Recentemente a Secretaria de Habitação do GDF ordenou o despejo de uma das unidades da Empresa Brasileira de Pesquisa Agropecuária (Embrapa); a Embrapa Cerrados, que funcionava num terreno em Planaltina há 37 anos. A pergunta é: pra que? Magela alegou que precisa construir 100 mil moradias populares até 2014 e que a área ocupada pela Embrapa é indispensável para abrigar, pelo menos, cinco mil unidades.
A Sedhab afirma que o terreno está em “área urbana”, onde existe um entroncamento rodoviário propício à implantação de “conglomerados urbanos”, o que reduziria o valor dos investimentos em rodovias, redes elétricas e saneamento básico. Segundo reportagem do Estadão, em 2008, o GDF tentou desalojar a Embrapa e na época, o terreno seria revertido para a “construção de um polo de venda de máquinas agrícolas”.

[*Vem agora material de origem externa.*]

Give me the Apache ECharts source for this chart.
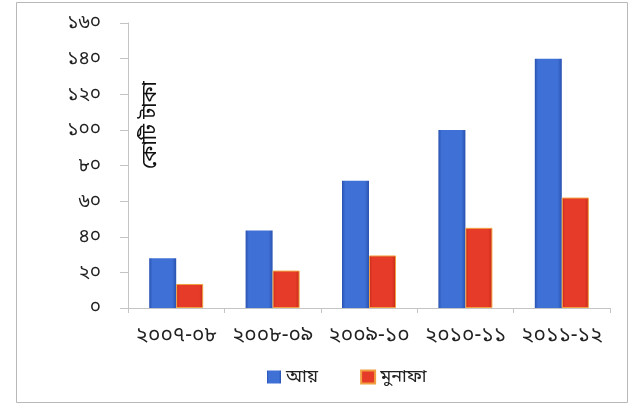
<!DOCTYPE html>
<html>
<head>
<meta charset="utf-8">
<script src="https://cdn.jsdelivr.net/npm/echarts@6/dist/echarts.min.js"></script>
<style>
html,body{margin:0;padding:0;background:#fff;}
#c{width:633px;height:405px;}
</style>
</head>
<body>
<div id="c"></div>
<script>
var categories = ['২০০৭-০৮', '২০০৮-০৯', '২০০৯-১০', '২০১০-১১', '২০১১-১২'];
var incomeValues = [28, 43.5, 71.5, 100, 140];
var profitValues = [13.5, 21, 29.5, 45, 62];
var yTickLabels = ['০', '২০', '৪০', '৬০', '৮০', '১০০', '১২০', '১৪০', '১৬০'];
var seriesNames = ['আয়', 'মুনাফা'];
var yAxisTitle = 'কোটি টাকা';

var FONT = '"Noto Sans", "Noto Sans Bengali", sans-serif';

function grad(edge, mid) {
  return new echarts.graphic.LinearGradient(0, 0, 1, 0, [
    {offset: 0, color: edge},
    {offset: 0.12, color: mid},
    {offset: 0.85, color: mid},
    {offset: 1, color: edge}
  ]);
}

var chart = echarts.init(document.getElementById('c'));
chart.setOption({
  backgroundColor: '#fff',
  animation: false,
  grid: {left: 128, right: 23, top: 23, bottom: 97, containLabel: false},
  legend: {
    data: seriesNames,
    top: 363,
    left: 262,
    itemWidth: 14,
    itemHeight: 13,
    itemGap: 42,
    icon: 'rect',
    textStyle: {fontFamily: FONT, fontSize: 18, color: '#222'}
  },
  graphic: [
    {type: 'rect', shape: {x: 16.5, y: 2.5, width: 611, height: 400},
     style: {fill: 'none', stroke: '#b8b8b8', lineWidth: 1}, silent: true},
    {type: 'text', x: 150, y: 125, rotation: Math.PI / 2,
     style: {text: yAxisTitle, font: '20px ' + FONT, fill: '#111', align: 'center', verticalAlign: 'middle'}}
  ],
  xAxis: {
    type: 'category',
    data: categories,
    axisLine: {lineStyle: {color: '#c4c4c4'}},
    axisTick: {show: true, length: 5, lineStyle: {color: '#c4c4c4'}},
    axisLabel: {fontFamily: FONT, fontSize: 21, color: '#222', margin: 17, interval: 0}
  },
  yAxis: {
    type: 'value',
    min: 0, max: 160, interval: 20,
    axisLine: {show: true, lineStyle: {color: '#c4c4c4'}},
    axisTick: {show: true, length: 8, lineStyle: {color: '#c4c4c4'}},
    splitLine: {show: false},
    axisLabel: {
      fontFamily: FONT, fontSize: 19, color: '#222', margin: 27,
      formatter: function (v) { return yTickLabels[Math.round(v / 20)]; }
    }
  },
  series: [
    {
      name: seriesNames[0], type: 'bar', data: incomeValues, barWidth: 27, barGap: '0%',
      itemStyle: {color: grad('#2a52b0', '#3e70d6')}
    },
    {
      name: seriesNames[1], type: 'bar', data: profitValues, barWidth: 27,
      itemStyle: {color: grad('#c42818', '#e63b28'), borderColor: '#f0a040', borderWidth: 1}
    }
  ]
});
</script>
</body>
</html>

Acordos – A julgar pelo não cumprimento dos quatro acordos firmados com o MTST desde 2010, dá para considerar a possibilidade de que o GDF irá garantir em sua política habitacional pelo menos as 600 unidades de habitação popular, possíveis e pleiteadas no terreno abandonado de Abdalla Jarjour em Taguatinga? Vele lembrar que, para a saída do Novo Pinheirinho do terreno da Terracap em Ceilândia no ano passado, foram firmados três compromissos: auxilio emergencial de três meses; envio do Projeto de Lei do auxilio aluguel, como forma de continuidade do auxilio emergencial e cadastro da entidade. Apenas o auxílio emergencial foi cumprido e após os três meses, famílias foram despejadas por não ter como pagar.
O cadastro da entidade, aliás, é essencial para que as famílias do MTST sejam atendidas em conjunto, deixando de competir com as 300 mil cadastradas, ao se enquadrar no aspecto da lei que exige 20% das moradias para cooperativas e entidades. O MTST cumpriu com prazos e documentos e tem tudo registrado, conforme nossa reportagem teve acesso. O GDF alegou em nota que o movimento não entregou os documentos, o que é mentira conforme Câmara em Pauta pode comprovar.
Nota da redação – Vale lembrar que o déficit habitacional é causado pela falta de políticas públicas e por transformações sociais, como o êxodo rural e a mudança do perfil das famílias, portanto prescindem de políticas de assistência social. Em maio do ano passado, o GDF apresentou o Diagnóstico Preliminar do Plano Distrital de Habitação de Interesse Social (Plandhis), cujo objetivo é “planejar a política habitacional do DF com estratégias para reduzir, de forma ambientalmente sustentável, o déficit de aproximadamente 330 mil moradias. As ações serão focadas em três eixos: fornecimento, regularização e melhorias habitacionais”.
No papel fica bonito, mas vale ressaltar que é preciso partir para a prática e que as famílias de Novo Pinheirinho deveriam ter alguma prioridade no recebimento das unidades. Outro detalhe é que essa política habitacional desenvolvida, como o caso do Jardins Mangueiral, cabe no bolso da classe média e tem contornos de crédito habitacional, seguindo a mesma lógica do mercado imobiliário, o que deixa essas famílias à margem dessa política.